FEARS thousands of unexpected new homes could be dumped on Stratford’s doorstep are unfounded say council chiefs.
In October last year, Lib Dem councillor Peter Moorse raised concerns in The Observer that the district might need to take a share of neighbouring Birmingham City Council’s housing requirement owing to a shortfall in around 33,000 homes.
But a report, which forms part of Stratford District Council’s response to a public consultation period on the ‘soundness’ of its own proposed Core Strategy, states there is “no evidence” to suggest this.
The report – prepared by council officials – will be discussed by members of Stratford District Council’s Cabinet at its meeting on Monday (September 8) as the authority prepares to submit its proposed Core Strategy.
The document, which identifies the broad locations, scale and type of development that will take place in the district until 2031, proposes around 10,800 homes be built – including controversial plans for 3,000 homes at Gaydon and Lighthorne Health.
But with Birmingham having struggled to find sufficient land for its own development, Stratford was mooted as a possible solution.
However council officials say this is not the case.
In the report it states: “There is currently no evidence to suggest that housing need arising from outside the district should be met within the district.
“Immediately adjoining councils are maintaining the position their own plans will provide fully for the housing need.”
It dismisses suggestions Stratford district will need to accommodate housing growth from either Birmingham or Coventry as “conjecture” and adds: “A commitment to accommodate additional development at this point would be premature.

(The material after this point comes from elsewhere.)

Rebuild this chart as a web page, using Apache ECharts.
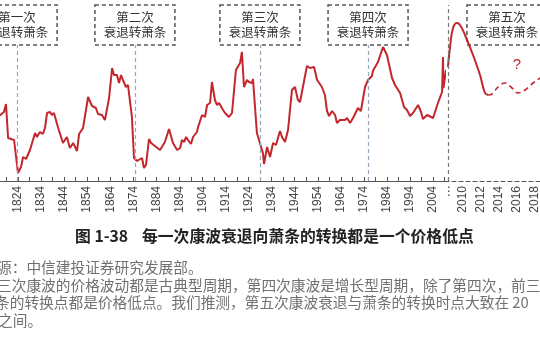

To delay this plan further and wait to see how matters elsewhere unfurl would be inappropriate.”
Preparing the Core Strategy has been a major undertaking for the council and the document has been developed through multiple consultation phases including a final period, where interested parties could comment on the ‘soundness’ of the document.
It is hoped the council will soon be able to submit its proposed Core Strategy, which will then be publicly examined by the Government’s independent inspector before a recommendation is made on whether it can be adopted.
The latest report and the Cabinet’s recommendations will be further considered at a Full Council meeting on September 15.